The upside, of course, is awareness of and access to a host of fantastic sounds I wouldn’t otherwise have encountered. No quibble there. The downside—and this extends beyond music—is nothing more that the loss of time, and serendipity, and a dangerously outgunned aesthetic sense. This is where the devaluing comes in, not from unfettered access to music, but the avalanche of copy that carries this music into the world. The same press release fatigue that must sap the enthusiasm of all but the hardiest journalists now creeps its way into the hearts of lowly bloggers.
Not that I blame the avalanche. It’s my choice to be buried. And maybe this is how the organism survives: only those able to maintain limits, deeply held loves and hates, equilibrium on the sea of words, lives to enthuse about the next big thing. I’m reminded of someone’s recent call to celebrate one’s inner nerd, the tastemaker in the machine, the one that pays no heed to hipsterism, lastest-thingism, or even the
NME. This is the struggle, one of the largest there is: with all-access passes to every gig going, what show do you catch? What’s your time worth? What do you like?
(No, not
you; that guy next to you. With the Rvng pin.)
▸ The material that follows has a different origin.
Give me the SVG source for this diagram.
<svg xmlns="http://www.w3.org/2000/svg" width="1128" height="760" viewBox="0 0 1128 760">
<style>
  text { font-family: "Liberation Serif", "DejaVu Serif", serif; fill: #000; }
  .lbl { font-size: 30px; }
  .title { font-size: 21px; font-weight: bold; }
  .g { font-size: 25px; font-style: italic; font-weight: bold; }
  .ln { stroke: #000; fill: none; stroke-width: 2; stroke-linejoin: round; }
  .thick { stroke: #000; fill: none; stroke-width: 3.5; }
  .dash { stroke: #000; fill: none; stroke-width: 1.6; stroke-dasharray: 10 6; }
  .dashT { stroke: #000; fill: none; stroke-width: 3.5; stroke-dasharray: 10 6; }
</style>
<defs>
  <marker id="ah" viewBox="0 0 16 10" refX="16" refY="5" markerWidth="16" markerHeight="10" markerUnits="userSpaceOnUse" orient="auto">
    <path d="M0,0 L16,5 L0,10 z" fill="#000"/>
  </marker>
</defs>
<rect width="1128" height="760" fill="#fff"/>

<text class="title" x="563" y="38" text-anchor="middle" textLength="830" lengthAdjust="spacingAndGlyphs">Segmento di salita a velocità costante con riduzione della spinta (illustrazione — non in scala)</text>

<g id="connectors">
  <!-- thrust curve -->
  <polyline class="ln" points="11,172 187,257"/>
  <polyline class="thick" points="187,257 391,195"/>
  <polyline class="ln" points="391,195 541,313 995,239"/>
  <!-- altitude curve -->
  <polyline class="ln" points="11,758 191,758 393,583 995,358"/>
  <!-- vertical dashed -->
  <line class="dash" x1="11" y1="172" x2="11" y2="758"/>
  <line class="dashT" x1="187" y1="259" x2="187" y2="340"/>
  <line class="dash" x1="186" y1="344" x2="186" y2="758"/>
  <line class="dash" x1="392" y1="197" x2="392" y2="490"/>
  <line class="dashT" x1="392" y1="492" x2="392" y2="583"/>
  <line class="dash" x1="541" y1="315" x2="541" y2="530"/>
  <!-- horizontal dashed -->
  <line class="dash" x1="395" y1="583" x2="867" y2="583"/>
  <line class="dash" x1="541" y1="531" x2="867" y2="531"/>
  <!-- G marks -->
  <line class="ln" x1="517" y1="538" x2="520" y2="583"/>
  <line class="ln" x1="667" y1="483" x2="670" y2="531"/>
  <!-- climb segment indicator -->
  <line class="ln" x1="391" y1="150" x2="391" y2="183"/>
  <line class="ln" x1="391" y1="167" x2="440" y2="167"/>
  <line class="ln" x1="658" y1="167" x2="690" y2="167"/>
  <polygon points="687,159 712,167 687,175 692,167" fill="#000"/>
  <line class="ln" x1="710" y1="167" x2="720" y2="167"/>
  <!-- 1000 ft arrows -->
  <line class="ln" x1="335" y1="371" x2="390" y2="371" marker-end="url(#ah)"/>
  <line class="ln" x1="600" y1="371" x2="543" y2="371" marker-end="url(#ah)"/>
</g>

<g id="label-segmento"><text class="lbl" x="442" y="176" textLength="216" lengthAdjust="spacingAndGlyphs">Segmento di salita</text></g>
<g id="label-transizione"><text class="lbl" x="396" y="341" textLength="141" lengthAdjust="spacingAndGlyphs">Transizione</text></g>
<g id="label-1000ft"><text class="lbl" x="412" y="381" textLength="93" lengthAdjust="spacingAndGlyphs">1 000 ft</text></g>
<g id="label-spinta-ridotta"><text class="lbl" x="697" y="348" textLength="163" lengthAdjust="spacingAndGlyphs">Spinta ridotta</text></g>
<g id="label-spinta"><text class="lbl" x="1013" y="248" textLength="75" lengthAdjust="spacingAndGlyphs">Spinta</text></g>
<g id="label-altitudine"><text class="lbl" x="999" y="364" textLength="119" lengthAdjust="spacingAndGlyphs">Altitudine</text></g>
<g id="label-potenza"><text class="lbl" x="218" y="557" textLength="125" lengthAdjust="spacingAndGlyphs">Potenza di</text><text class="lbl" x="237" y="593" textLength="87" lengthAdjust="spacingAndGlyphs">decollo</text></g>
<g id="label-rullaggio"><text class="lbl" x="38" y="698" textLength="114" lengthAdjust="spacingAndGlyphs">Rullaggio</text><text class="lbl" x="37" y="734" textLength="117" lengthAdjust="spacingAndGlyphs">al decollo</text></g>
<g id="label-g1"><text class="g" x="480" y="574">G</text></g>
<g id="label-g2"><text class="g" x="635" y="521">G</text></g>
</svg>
Lines discovered this morning at 5am while experiencing unusually strong gastric distress, from John Berger (the
lines, not the distress):
Publicity is the life of this culture—in so far as without publicity capitalism could not survive—and at the same time publicity is its dream. ¶Capitalism survives by forcing the majority, whom it exploits, to define their own interests as narrowly as possible. This was once achieved by extensive deprivation. Today in the developed countries it is being achieved by imposing a false standard of what is and what is not desirable.
In other words, time to wake up. One might also add that
today (the Berger quote is from 1972) it is also being achieved via the opposite of deprivation.
Hm. I wonder what
SFJ has to say about all this…
UPDATE: SFJ, not so much, but the inimitable Paul Ford, he of
Gary Benchley fame, had something tangential to relate earlier last week, on the subject of fetishizing the object, sorta:
I think of my fascination, at 13, with the CD on the concrete in the office park. CDs had a brief chance to become objects of veneration, less time than vinyl, a few decades--just an eyeblink in time when compared to books, which have had over a millennia to build up mystique. So the CDs are easier to throw away. They don't resonate. But ultimately books are just as disposable (even the one I wrote).